#2 A Fifties Navigation System. Don't Know Who Imagined This But I Love It!

To find out more about the weird and wonderful retrofuturism movement, Bored Panda reached out to Lisa Yaszek, a Regents Professor of Science Fiction Studies at the Georgia Institute of Technology.
Lisa explained that when we talk about retrofuturist objects and images, we usually refer to images of the past from the late 1800s through the space race, like many of the images collected here. “And when we look at these images, it becomes clear that people from the past actually had expectations of the future that were often quite like our own!”
According to Lisa, “they seem to have been particularly good at extrapolating from all the exciting new communications technologies of the time—telephones, radios, film, and TV—to imagine a range of new communications technologies much like we have now that allow us to talk to anyone from anywhere (#1 and 11), navigate our cars with ease (#2), get breaking news on our screens (#5), and even shop from home (#18 is shockingly on the mark).”
#5 Television Newspaper - Some Day You May Be Able To Receive The Front Page Of Your Morning Newspaper This Way

Moreover, “People of the past were also quite good at anticipating how our clothing and personal presentation might change!
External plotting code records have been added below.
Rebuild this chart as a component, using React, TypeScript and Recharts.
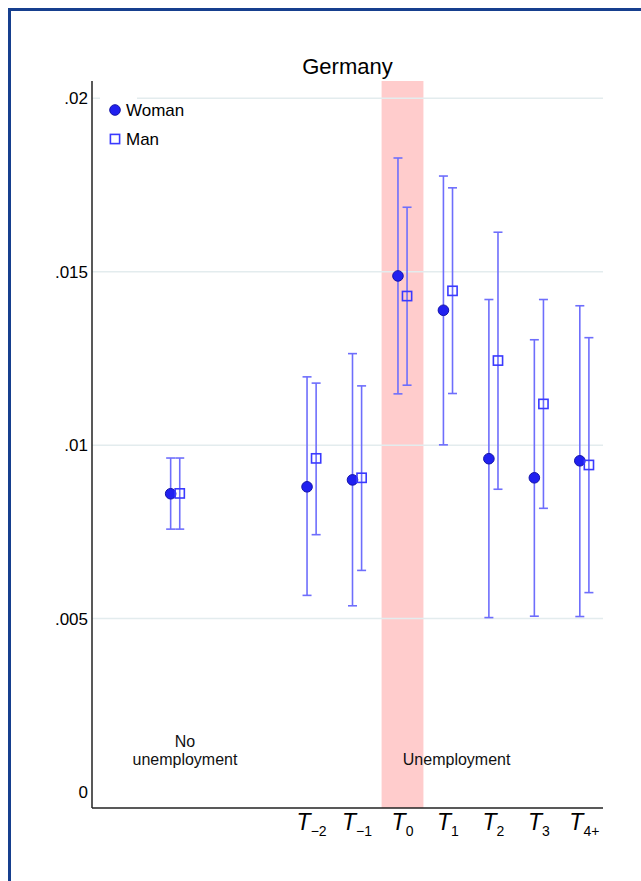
import React from 'react';
import {
  ScatterChart,
  Scatter,
  XAxis,
  YAxis,
  ErrorBar,
  ReferenceArea,
  ReferenceLine,
  ReferenceDot,
} from 'recharts';

// x position of each group: 0 = no unemployment, 3..9 = T-2 .. T4+
const positions = [0, 3, 4, 5, 6, 7, 8, 9];

const womanEst = [0.0086, 0.0088, 0.009, 0.01488, 0.01389, 0.00961, 0.00906, 0.00955];
const womanLo = [0.00758, 0.00567, 0.00537, 0.01148, 0.01001, 0.00503, 0.00507, 0.00506];
const womanHi = [0.00963, 0.01197, 0.01264, 0.01828, 0.01776, 0.0142, 0.01304, 0.01402];

const manEst = [0.00861, 0.00962, 0.00906, 0.0143, 0.01445, 0.01244, 0.01119, 0.00943];
const manLo = [0.00758, 0.00742, 0.00639, 0.01173, 0.01149, 0.00873, 0.00818, 0.00575];
const manHi = [0.00963, 0.01179, 0.01171, 0.01686, 0.01742, 0.01614, 0.0142, 0.0131];

const tickValues = [3, 4, 5, 6, 7, 8, 9];
const tickSubs = ['\u22122', '\u22121', '0', '1', '2', '3', '4+'];

const yTicks = [0, 0.005, 0.01, 0.015, 0.02];
const gridValues = [0.005, 0.01, 0.015, 0.02];

const groupLabelX = [0.215, 6.19];
const groupLabelText = [['No', 'unemployment'], ['Unemployment']];

const DODGE = 0.1;
const FONT = '"Liberation Sans", Arial, Helvetica, sans-serif';
const LINE_GAP = 17.5;

const womanData = positions.map((p, i) => ({
  x: p - DODGE,
  y: womanEst[i],
  err: [womanEst[i] - womanLo[i], womanHi[i] - womanEst[i]],
}));

const manData = positions.map((p, i) => ({
  x: p + DODGE,
  y: manEst[i],
  err: [manEst[i] - manLo[i], manHi[i] - manEst[i]],
}));

const fmtY = (v: number) => (v === 0 ? '0' : String(v).replace(/^0/, ''));

const XTick = (props: any) => {
  const { x, y, payload } = props;
  const i = tickValues.indexOf(payload.value);
  return (
    <text x={x} y={y + 22} textAnchor="middle" fill="#000">
      <tspan fontStyle="italic" fontSize={23}>T</tspan>
      <tspan fontSize={14} dy={6}>{tickSubs[i]}</tspan>
    </text>
  );
};

const WomanDot = (p: any) => (
  <circle cx={p.cx} cy={p.cy} r={5.3} fill="#2020f0" stroke="#1414a8" strokeWidth={1} />
);

const ManSquare = (p: any) => (
  <rect
    x={p.cx - 4.6}
    y={p.cy - 4.6}
    width={9.2}
    height={9.2}
    fill="none"
    stroke="#3a3aff"
    strokeWidth={1.6}
  />
);

const App = () => {
  return (
    <div
      style={{
        position: 'absolute',
        left: 0,
        top: 0,
        width: 641,
        height: 881,
        overflow: 'hidden',
        background: '#fff',
        fontFamily: FONT,
      }}
    >
      <div
        style={{
          position: 'absolute',
          left: 8,
          top: 8,
          width: 700,
          height: 900,
          borderLeft: '3px solid #163f8e',
          borderTop: '3px solid #163f8e',
        }}
      />
      <div
        style={{
          position: 'absolute',
          left: 92,
          top: 54,
          width: 511,
          textAlign: 'center',
          fontSize: 22,
          color: '#000',
        }}
      >
        Germany
      </div>

      <div style={{ position: 'absolute', left: 0, top: 0 }}>
        <ScatterChart
          width={641}
          height={881}
          margin={{ top: 81, right: 38, bottom: 23, left: 0 }}
        >
          <ReferenceArea x1={4.54} x2={5.46} fill="#ffcccc" fillOpacity={1} stroke="none" ifOverflow="visible" />
          {gridValues.map((v) => (
            <ReferenceLine key={v} y={v} stroke="#e3ecee" strokeWidth={1.5} />
          ))}
          <XAxis
            dataKey="x"
            type="number"
            domain={[-1.83, 9.41]}
            allowDataOverflow
            ticks={tickValues}
            interval={0}
            tick={<XTick />}
            tickLine={false}
            tickSize={0}
            tickMargin={0}
            axisLine={{ stroke: '#222', strokeWidth: 1.5 }}
            height={50}
          />
          <YAxis
            dataKey="y"
            type="number"
            domain={[-0.00046, 0.0205]}
            allowDataOverflow
            ticks={yTicks}
            interval={0}
            tickFormatter={fmtY}
            tick={{ fill: '#000', fontSize: 17 }}
            tickLine={false}
            tickSize={0}
            tickMargin={4}
            axisLine={{ stroke: '#222', strokeWidth: 1.5 }}
            width={92}
          />
          {groupLabelX.map((gx, gi) => (
            <ReferenceDot
              key={gx}
              x={gx}
              y={0.00078}
              r={0}
              ifOverflow="visible"
              shape={(p: any) => (
                <text x={p.cx} y={p.cy} textAnchor="middle" fontSize={16} fill="#111">
                  {groupLabelText[gi].map((line, li) => (
                    <tspan
                      key={line}
                      x={p.cx}
                      dy={li === 0 ? -(groupLabelText[gi].length - 1) * LINE_GAP : LINE_GAP}
                    >
                      {line}
                    </tspan>
                  ))}
                </text>
              )}
            />
          ))}
          <Scatter data={womanData} name="Woman" shape={WomanDot} isAnimationActive={false}>
            <ErrorBar dataKey="err" direction="y" width={4.5} stroke="#6e6efc" strokeWidth={1.6} />
          </Scatter>
          <Scatter data={manData} name="Man" shape={ManSquare} isAnimationActive={false}>
            <ErrorBar dataKey="err" direction="y" width={4.5} stroke="#6e6efc" strokeWidth={1.6} />
          </Scatter>
        </ScatterChart>
      </div>

      <div style={{ position: 'absolute', left: 100, top: 94, width: 37, height: 6, background: '#fff' }} />
      <svg style={{ position: 'absolute', left: 108, top: 103 }} width={14} height={14}>
        <circle cx={7} cy={7} r={5.3} fill="#2020f0" stroke="#1414a8" strokeWidth={1} />
      </svg>
      <div style={{ position: 'absolute', left: 126, top: 100.6, fontSize: 17, color: '#000' }}>Woman</div>
      <svg style={{ position: 'absolute', left: 108, top: 132 }} width={14} height={14}>
        <rect x={2.4} y={2.4} width={9.2} height={9.2} fill="none" stroke="#3a3aff" strokeWidth={1.6} />
      </svg>
      <div style={{ position: 'absolute', left: 126, top: 129.6, fontSize: 17, color: '#000' }}>Man</div>
    </div>
  );
};

export default App;
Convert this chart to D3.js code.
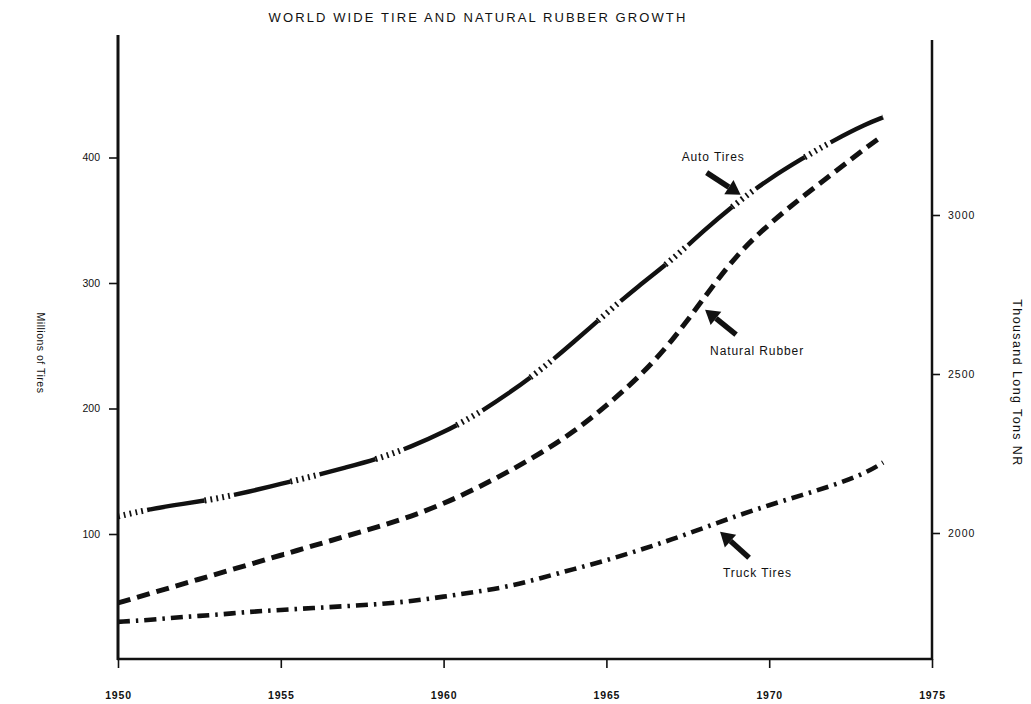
<!DOCTYPE html>
<html>
<head>
<meta charset="utf-8">
<script src="https://cdn.jsdelivr.net/npm/d3@7"></script>
<style>
body { margin: 0; background: #fff; }
text { font-family: "Liberation Sans", Arial, sans-serif; fill: #111; }
</style>
</head>
<body>
<svg id="chart"></svg>
<script>
const width = 1031,
    height = 704;

// data (values at each year, last point mid-1973)
const years = [1950, 1951, 1952, 1953, 1954, 1955, 1956, 1957, 1958, 1959, 1960, 1961,
    1962, 1963, 1964, 1965, 1966, 1967, 1968, 1969, 1970, 1971, 1972, 1973, 1973.5];
const autoTires = [114, 120, 124, 128, 133.5, 140, 146, 153, 160, 169.5, 181, 195,
    212, 231, 253, 276, 298, 318, 342, 364, 383, 399, 414, 427, 432];
const truckTires = [30, 31.5, 34, 35.5, 38, 39.5, 41, 42.5, 44, 46.5, 50, 54,
    58, 65, 72, 79, 87, 95.5, 105, 114.5, 123, 131, 139, 149, 157];
const naturalRubber = [1780, 1810, 1840, 1870, 1900, 1930, 1960, 1990, 2020, 2052, 2092, 2140,
    2193, 2252, 2318, 2400, 2490, 2600, 2740, 2876, 2972, 3056, 3134, 3214, 3250];

const yearTicks = [1950, 1955, 1960, 1965, 1970, 1975];
const leftTicks = [100, 200, 300, 400];
const rightTicks = [2000, 2500, 3000];

const svg = d3.select("#chart")
    .attr("width", width)
    .attr("height", height);

const x = d3.scaleLinear().domain([1950, 1975]).range([118, 932]);
const yL = d3.scaleLinear().domain([0, 400]).range([659.5, 157.5]);
const yR = d3.scaleLinear().domain([2000, 3000]).range([533, 215]);

// title
svg.append("text")
    .attr("x", 478)
    .attr("y", 22)
    .attr("text-anchor", "middle")
    .style("font-size", "13px")
    .style("letter-spacing", "2.1px")
    .text("WORLD WIDE TIRE AND NATURAL RUBBER GROWTH");

// axes
const bottom = svg.append("g")
    .attr("transform", "translate(0,659)")
    .call(d3.axisBottom(x).tickValues(yearTicks).tickFormat(d3.format("d")).tickSize(9).tickPadding(24));

const left = svg.append("g")
    .attr("transform", "translate(118,0)")
    .call(d3.axisLeft(yL).tickValues(leftTicks).tickSize(9).tickPadding(9));

const right = svg.append("g")
    .attr("transform", "translate(932,0)")
    .call(d3.axisRight(yR).tickValues(rightTicks).tickFormat(d3.format("d")).tickSize(8).tickPadding(8));

[bottom, left, right].forEach(g => {
    g.select(".domain").remove();
    g.selectAll(".tick line").attr("stroke", "#111").attr("stroke-width", 1.6);
    g.selectAll(".tick text").style("font-size", "10.5px").style("fill", "#111");
});
bottom.selectAll(".tick text").style("font-weight", "bold").style("letter-spacing", "0.8px");
right.selectAll(".tick text").style("letter-spacing", "1px");

svg.append("line")
    .attr("x1", 118).attr("x2", 118).attr("y1", 35).attr("y2", 660)
    .attr("stroke", "#111").attr("stroke-width", 3);
svg.append("line")
    .attr("x1", 932).attr("x2", 932).attr("y1", 40).attr("y2", 660)
    .attr("stroke", "#111").attr("stroke-width", 2.5);
svg.append("line")
    .attr("x1", 117).attr("x2", 933).attr("y1", 659).attr("y2", 659)
    .attr("stroke", "#111").attr("stroke-width", 2.6);

// axis titles
svg.append("text")
    .attr("transform", "translate(37,353) rotate(90)")
    .attr("text-anchor", "middle")
    .style("font-size", "10.5px")
    .style("letter-spacing", "0.5px")
    .text("Millions of Tires");

svg.append("text")
    .attr("transform", "translate(1013,383) rotate(90)")
    .attr("text-anchor", "middle")
    .style("font-size", "12.5px")
    .style("letter-spacing", "1.4px")
    .text("Thousand Long Tons NR");

// lines
const lineL = d3.line().x((d, i) => x(years[i])).y(d => yL(d)).curve(d3.curveBasis);
const lineR = d3.line().x((d, i) => x(years[i])).y(d => yR(d)).curve(d3.curveBasis);

const lines = svg.append("g").attr("fill", "none").attr("stroke", "#111");

// auto tires: long solid pieces alternating with hatched pieces
lines.append("path")
    .attr("d", lineL(autoTires))
    .attr("stroke-width", 4.4)
    .attr("stroke-dasharray", "58,30")
    .attr("stroke-dashoffset", 58);
lines.append("path")
    .attr("d", lineL(autoTires))
    .attr("stroke-width", 6)
    .attr("stroke-dasharray", "1.8,4.2,1.8,4.2,1.8,4.2,1.8,4.2,1.8,4.2,0,58");

// natural rubber: heavy dashes
lines.append("path")
    .attr("d", lineR(naturalRubber))
    .attr("stroke-width", 5)
    .attr("stroke-dasharray", "13,7");

// truck tires: dash-dot
lines.append("path")
    .attr("d", lineL(truckTires))
    .attr("stroke-width", 4.6)
    .attr("stroke-dasharray", "12,6,2.5,6");

// annotations with arrows, tip placed near a data point
const notes = [
    {label: "Auto Tires", values: autoTires, scale: yL, i: 19, tip: [4, -8], tail: [-30, -30], text: [-55, -42]},
    {label: "Natural Rubber", values: naturalRubber, scale: yR, i: 18, tip: [1, 12], tail: [32, 37], text: [6, 57]},
    {label: "Truck Tires", values: truckTires, scale: yL, i: 18, tip: [16, 4], tail: [45, 30], text: [19, 49]}
];

function arrow(g, x1, y1, x2, y2) {
    const dx = x2 - x1, dy = y2 - y1, len = Math.hypot(dx, dy);
    const ux = dx / len, uy = dy / len, px = -uy, py = ux;
    const hl = 14, hw = 8.5;
    const bx = x2 - ux * hl, by = y2 - uy * hl;
    g.append("line")
        .attr("x1", x1).attr("y1", y1).attr("x2", bx).attr("y2", by)
        .attr("stroke", "#111").attr("stroke-width", 5.5);
    g.append("path")
        .attr("d", `M${x2},${y2}L${bx + px * hw},${by + py * hw}L${bx - px * hw},${by - py * hw}Z`)
        .attr("fill", "#111");
}

const ann = svg.append("g");
notes.forEach(n => {
    const px = x(years[n.i]), py = n.scale(n.values[n.i]);
    arrow(ann, px + n.tail[0], py + n.tail[1], px + n.tip[0], py + n.tip[1]);
    ann.append("text")
        .attr("x", px + n.text[0])
        .attr("y", py + n.text[1])
        .style("font-size", "12px")
        .style("letter-spacing", "0.9px")
        .text(n.label);
});
</script>
</body>
</html>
Image #1 presents us with the kind of brightly colored, streamlined, unisex uniform first imagined by avant-garde artists and then made popular by science fiction filmmakers in the opening decades of the twentieth century and that are still very much with us today.”
As for image #16, Lisa sees it as an exciting representation of future fashion. “The two models here appear to be wearing then-contemporary undergarments, but other aspects of their styles are very modern! The artist certainly guessed correctly that in the future, we would wear less clothing in public, indulge in more body ornamentation (the man’s tattoos look a lot like the tribal body art that became popular with the Modern Primitive movement in the 1990s), and that gender roles might be less clearly defined.”
Having said that, the people of the past were not always very accurate with their predictions about the use of big science and big engineering, said Lisa. “Images #15, 19, 20, 21, 22, 25, and 30 are particularly good examples of the utopian dream that someone—possibly the state, possibly a benevolent corporation—will engage in big, public engineering projects that will allow us to live well in the potentially hostile environments we might encounter in the future.”
#12 1969 Japanese Vision Of The Future Classroom, The Odd Part Is That Included Small Robots To Rap Students On The Head When Misbehaving

According to the professor, people also had surprisingly different ideas about transportation than we do now. “I get the sense that the women in image #1 have flown their personal airplanes to the restaurant for a quick drink, and I love the idea that we might create maglevs for mass transit and then use balloons and mechanized glass domes for personal travel (#4, 7). People were right to guess that we’d have automated cars (#6, 17), but they clearly didn’t anticipate that such cars would be used mostly for corporate purposes.”
“Finally, as a university professor, I am desperately sad that we have not developed robots to rap students on the head when they are misbehaving as in image #10. Someone needs to start working on that immediately,” the professor commented.
The professor of science fiction studies also noted that it’s important to remember that these futures were not retro to the people who imagined them. “They were modern imaginings of the future, inspired by the cutting-edge sciences and avant-garde arts of the time.”
From the retrofuturist images that were generated between the 1880s and 1960s, “we get a great sense of the sciences and technologies that were most important to people of the past, including new modes of mass and personal transportation, new communication technologies, and new habitats for new forms of living (garden mega-cities and artificial ringworlds),” Lisa explained.
Lisa added that “people were inspired by the rise of modern cities and modern factories to imagine that we would enjoy many large, state- or corporate-sponsored public works projects—and that those projects would combine the best of the natural and technological worlds,” and added: “They are wholeheartedly utopian!”